Isso não quer dizer que não possamos falar em denominador comum relacionado à pessoa, para nos referirmos a parte das lideranças. Muito pelo contrário, essa visão menos idealista justamente nos permite avançar no problema, começando pelo fato de que a coisa está obrigatoriamente fora do domínio das competências objetiváveis.

Na minha opinião, tal denominador pode ser adequadamente chamado de capacidade de maximização utilitária. Ele tem muito a ver com a força selvagem que responde a pressões evolucionárias, tal como na alegoria andrógena do culto ao leão, só que com uma diferença. A gente não é rena, macaco ou rinoceronte; nem tão pouco estamos expostos às condições do pleistoceno, da idade da pedra. O plano adaptativo é o da vida atual, contextualizada pelo recorte socioeconômico em que cada um se insere.

Quando o contexto é exuberante, a pessoa mostra-se capaz de mobilizar vasta quantidade de recursos em sentido a seus interesses pessoais ou grupais e o acaso joga a seu favor, torna-se um grande líder – ou, simplesmente, líder, já que aqui os pequenos não têm vez, como assinalado. Isso pode ser feito de diversas maneiras e, não, você não vai aprender a chegar lá, conforme conseguir mimetizar o estilo de outrem pensar.

Quando o contexto é pobre em recursos materiais, intelectuais ou humanos e a sorte não ajuda, o quase líder ganha um prêmio de consolação, tornando-se personalidade de destaque, sujeito notável ou, no plano dos modelos carismáticos, um fofo.

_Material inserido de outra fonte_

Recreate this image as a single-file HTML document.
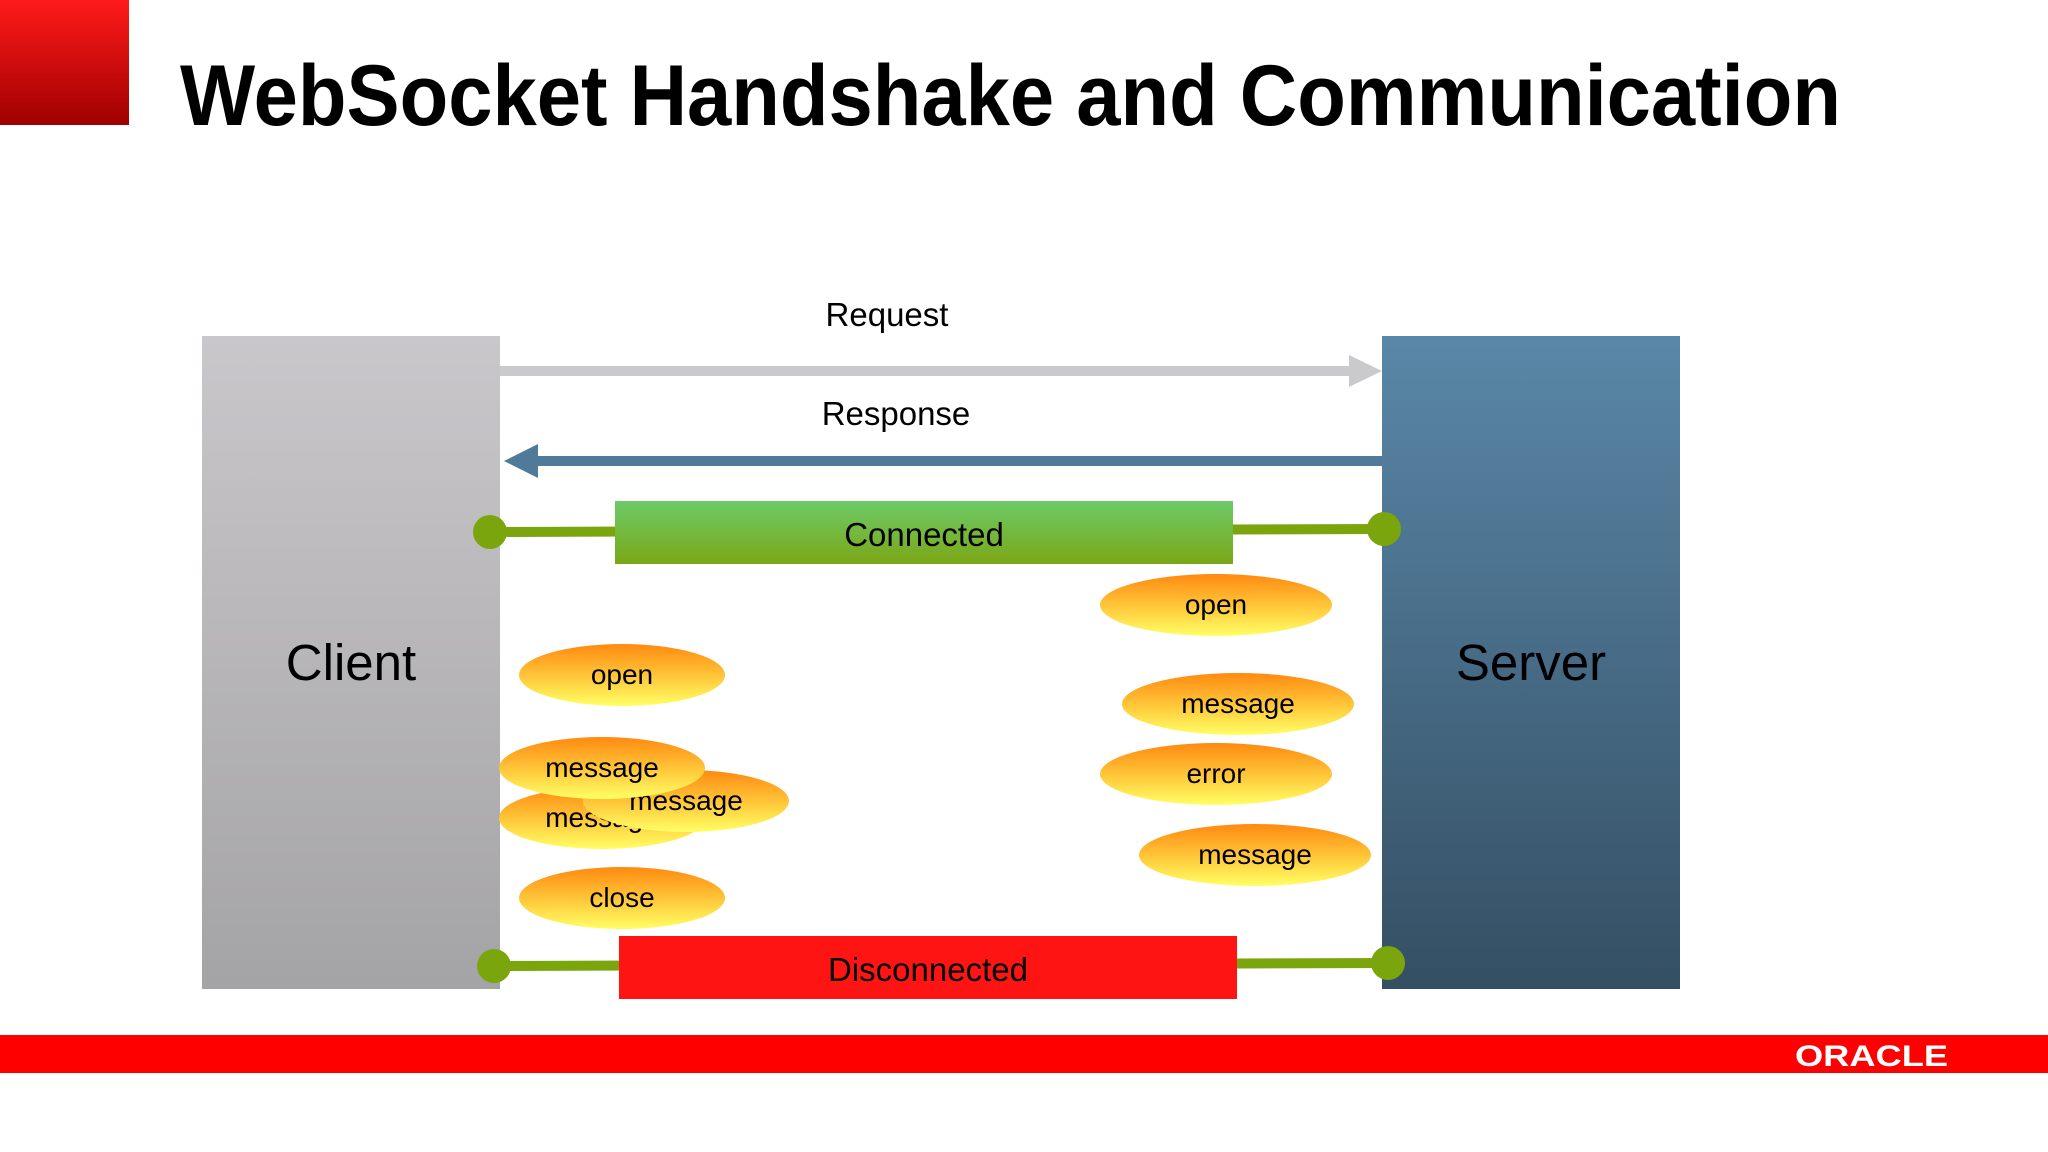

Seja qual for o contexto, a competitividade dará a medida do esforço necessário para chegar lá. Uma das poucas recorrências envolve um espartano adiamento de recompensas menores e mais imediatas, com via à obtenção das maiores e mais distantes. De resto, não há muito o que dizer em termos de ações específicas: a capacidade de maximização utilitária é como uma mutação: só depois de expressa é que a gente consegue descrever, aquilo que faz naquele corpo específico. Que, especialmente depois morto, a gente pinta de dourado e te vende como ideal atingível.